Jesús lo dijo sin ambigüedad: “Yo soy el camino, la verdad y la vida. Nadie viene al Padre sino por mí” (Juan 14,6). No habló de indulgencias, ni de condiciones sacramentales, ni de ritualismos. Habló de relación viva, de confianza absoluta en Él.
El problema de las indulgencias no es solo teológico, sino espiritual: dan la ilusión de que acercan a Cristo cuando en realidad lo ocultan detrás de un sistema religioso. Es lo que Castillo llama “el cristianismo domesticado”, que reduce el seguimiento de Jesús a prácticas mecánicas.
¿De verdad cree alguien que para experimentar el perdón de Dios se deba viajar a Santiago en un año concreto, cumplir tres requisitos formales y así recibir una indulgencia? La gracia de Dios no depende de calendarios ni de rituales. Depende solo de Cristo.

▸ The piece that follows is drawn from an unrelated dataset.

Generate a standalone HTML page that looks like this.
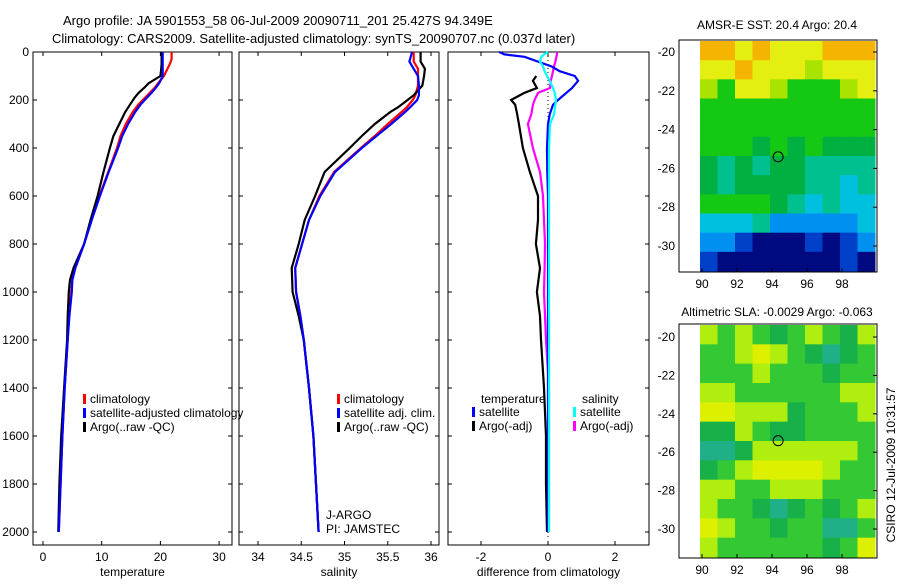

Por eso, más allá del atractivo cultural de los Años Jacobeos, conviene recordarlo con claridad: ninguna indulgencia salva, ningún rito garantiza la salvación. Solo Dios, revelado en Jesús, es el que perdona, libera y da vida.
Conclusión
El engaño de las indulgencias sigue siendo un obstáculo para la fe verdadera. No son un puente hacia Dios, sino un muro levantado por estructuras religiosas que buscan perpetuar su poder. El Evangelio no necesita añadidos ni condiciones: es pura gracia, gratuita, sin mediaciones humanas. Aferrarse a indulgencias es renunciar a la libertad que Cristo ofrece. Quien quiera encontrar a Dios, que no se deje engañar por calendarios ni rituales: que mire a Jesús, el único Salvador. Todo lo demás es sombra, superstición y mentira. Solo Cristo es vida. Solo Cristo es verdad. Solo Cristo es camino.